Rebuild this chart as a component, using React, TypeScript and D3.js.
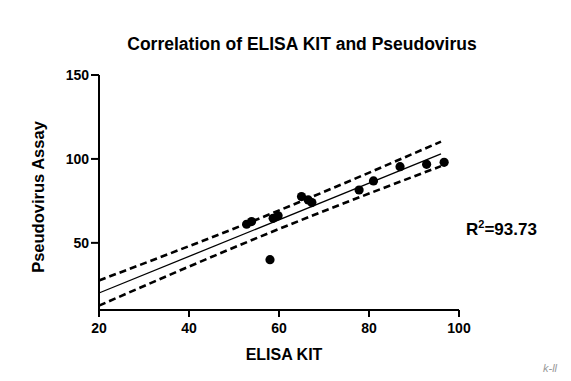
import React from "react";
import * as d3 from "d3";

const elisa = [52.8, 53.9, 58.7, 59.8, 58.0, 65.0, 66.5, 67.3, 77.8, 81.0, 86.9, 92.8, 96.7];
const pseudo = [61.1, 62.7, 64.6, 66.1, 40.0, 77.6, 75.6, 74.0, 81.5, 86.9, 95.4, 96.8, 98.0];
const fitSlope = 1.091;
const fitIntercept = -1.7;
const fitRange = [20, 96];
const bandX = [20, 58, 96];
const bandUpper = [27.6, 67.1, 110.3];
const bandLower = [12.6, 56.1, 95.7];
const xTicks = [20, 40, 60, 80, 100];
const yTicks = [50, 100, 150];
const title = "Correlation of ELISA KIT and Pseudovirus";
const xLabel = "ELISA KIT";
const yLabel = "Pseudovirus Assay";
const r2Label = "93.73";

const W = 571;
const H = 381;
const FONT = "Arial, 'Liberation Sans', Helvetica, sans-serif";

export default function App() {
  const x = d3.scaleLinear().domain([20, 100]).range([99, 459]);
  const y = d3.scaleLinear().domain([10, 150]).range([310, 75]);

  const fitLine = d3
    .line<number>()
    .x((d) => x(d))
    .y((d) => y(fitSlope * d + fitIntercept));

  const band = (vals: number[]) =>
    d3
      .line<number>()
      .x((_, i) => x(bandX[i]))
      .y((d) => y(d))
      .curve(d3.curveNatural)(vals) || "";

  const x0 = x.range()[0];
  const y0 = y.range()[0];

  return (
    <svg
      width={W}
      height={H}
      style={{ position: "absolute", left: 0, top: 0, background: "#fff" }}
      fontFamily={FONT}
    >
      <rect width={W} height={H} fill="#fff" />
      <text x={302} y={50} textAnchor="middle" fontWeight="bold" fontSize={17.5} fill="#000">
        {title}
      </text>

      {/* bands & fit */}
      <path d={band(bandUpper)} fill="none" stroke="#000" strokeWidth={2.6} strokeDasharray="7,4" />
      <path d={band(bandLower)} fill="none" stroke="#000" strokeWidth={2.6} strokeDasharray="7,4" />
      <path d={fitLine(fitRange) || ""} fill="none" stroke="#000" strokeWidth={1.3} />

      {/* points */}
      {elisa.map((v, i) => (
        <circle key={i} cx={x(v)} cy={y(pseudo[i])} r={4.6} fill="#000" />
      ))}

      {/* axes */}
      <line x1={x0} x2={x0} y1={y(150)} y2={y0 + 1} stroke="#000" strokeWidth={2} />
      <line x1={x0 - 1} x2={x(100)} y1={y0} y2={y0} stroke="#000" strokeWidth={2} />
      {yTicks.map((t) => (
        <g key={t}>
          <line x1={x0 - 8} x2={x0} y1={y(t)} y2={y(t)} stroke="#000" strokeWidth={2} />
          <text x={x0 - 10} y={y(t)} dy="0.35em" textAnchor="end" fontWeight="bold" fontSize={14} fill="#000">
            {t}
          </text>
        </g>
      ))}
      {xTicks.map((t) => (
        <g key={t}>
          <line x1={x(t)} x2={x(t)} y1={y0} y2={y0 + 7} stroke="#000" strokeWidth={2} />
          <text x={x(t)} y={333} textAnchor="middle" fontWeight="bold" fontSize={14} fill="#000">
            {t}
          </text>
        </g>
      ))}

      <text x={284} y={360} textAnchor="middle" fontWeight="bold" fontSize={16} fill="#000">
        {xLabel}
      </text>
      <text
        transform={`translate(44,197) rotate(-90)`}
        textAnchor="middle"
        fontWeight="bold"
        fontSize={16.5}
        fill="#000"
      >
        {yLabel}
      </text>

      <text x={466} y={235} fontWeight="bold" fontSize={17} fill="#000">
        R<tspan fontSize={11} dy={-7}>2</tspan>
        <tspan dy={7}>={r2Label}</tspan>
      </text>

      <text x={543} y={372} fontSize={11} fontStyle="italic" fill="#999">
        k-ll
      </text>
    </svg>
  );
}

□ □ □ □

*Stated task*
Using the material above, return every line exactly as it appears, minus the pictures.

*Answer to the task*
Rebuild this chart as a component, using React, TypeScript and D3.js.
import React from "react";
import * as d3 from "d3";

const elisa = [52.8, 53.9, 58.7, 59.8, 58.0, 65.0, 66.5, 67.3, 77.8, 81.0, 86.9, 92.8, 96.7];
const pseudo = [61.1, 62.7, 64.6, 66.1, 40.0, 77.6, 75.6, 74.0, 81.5, 86.9, 95.4, 96.8, 98.0];
const fitSlope = 1.091;
const fitIntercept = -1.7;
const fitRange = [20, 96];
const bandX = [20, 58, 96];
const bandUpper = [27.6, 67.1, 110.3];
const bandLower = [12.6, 56.1, 95.7];
const xTicks = [20, 40, 60, 80, 100];
const yTicks = [50, 100, 150];
const title = "Correlation of ELISA KIT and Pseudovirus";
const xLabel = "ELISA KIT";
const yLabel = "Pseudovirus Assay";
const r2Label = "93.73";

const W = 571;
const H = 381;
const FONT = "Arial, 'Liberation Sans', Helvetica, sans-serif";

export default function App() {
  const x = d3.scaleLinear().domain([20, 100]).range([99, 459]);
  const y = d3.scaleLinear().domain([10, 150]).range([310, 75]);

  const fitLine = d3
    .line<number>()
    .x((d) => x(d))
    .y((d) => y(fitSlope * d + fitIntercept));

  const band = (vals: number[]) =>
    d3
      .line<number>()
      .x((_, i) => x(bandX[i]))
      .y((d) => y(d))
      .curve(d3.curveNatural)(vals) || "";

  const x0 = x.range()[0];
  const y0 = y.range()[0];

  return (
    <svg
      width={W}
      height={H}
      style={{ position: "absolute", left: 0, top: 0, background: "#fff" }}
      fontFamily={FONT}
    >
      <rect width={W} height={H} fill="#fff" />
      <text x={302} y={50} textAnchor="middle" fontWeight="bold" fontSize={17.5} fill="#000">
        {title}
      </text>

      {/* bands & fit */}
      <path d={band(bandUpper)} fill="none" stroke="#000" strokeWidth={2.6} strokeDasharray="7,4" />
      <path d={band(bandLower)} fill="none" stroke="#000" strokeWidth={2.6} strokeDasharray="7,4" />
      <path d={fitLine(fitRange) || ""} fill="none" stroke="#000" strokeWidth={1.3} />

      {/* points */}
      {elisa.map((v, i) => (
        <circle key={i} cx={x(v)} cy={y(pseudo[i])} r={4.6} fill="#000" />
      ))}

      {/* axes */}
      <line x1={x0} x2={x0} y1={y(150)} y2={y0 + 1} stroke="#000" strokeWidth={2} />
      <line x1={x0 - 1} x2={x(100)} y1={y0} y2={y0} stroke="#000" strokeWidth={2} />
      {yTicks.map((t) => (
        <g key={t}>
          <line x1={x0 - 8} x2={x0} y1={y(t)} y2={y(t)} stroke="#000" strokeWidth={2} />
          <text x={x0 - 10} y={y(t)} dy="0.35em" textAnchor="end" fontWeight="bold" fontSize={14} fill="#000">
            {t}
          </text>
        </g>
      ))}
      {xTicks.map((t) => (
        <g key={t}>
          <line x1={x(t)} x2={x(t)} y1={y0} y2={y0 + 7} stroke="#000" strokeWidth={2} />
          <text x={x(t)} y={333} textAnchor="middle" fontWeight="bold" fontSize={14} fill="#000">
            {t}
          </text>
        </g>
      ))}

      <text x={284} y={360} textAnchor="middle" fontWeight="bold" fontSize={16} fill="#000">
        {xLabel}
      </text>
      <text
        transform={`translate(44,197) rotate(-90)`}
        textAnchor="middle"
        fontWeight="bold"
        fontSize={16.5}
        fill="#000"
      >
        {yLabel}
      </text>

      <text x={466} y={235} fontWeight="bold" fontSize={17} fill="#000">
        R<tspan fontSize={11} dy={-7}>2</tspan>
        <tspan dy={7}>={r2Label}</tspan>
      </text>

      <text x={543} y={372} fontSize={11} fontStyle="italic" fill="#999">
        k-ll
      </text>
    </svg>
  );
}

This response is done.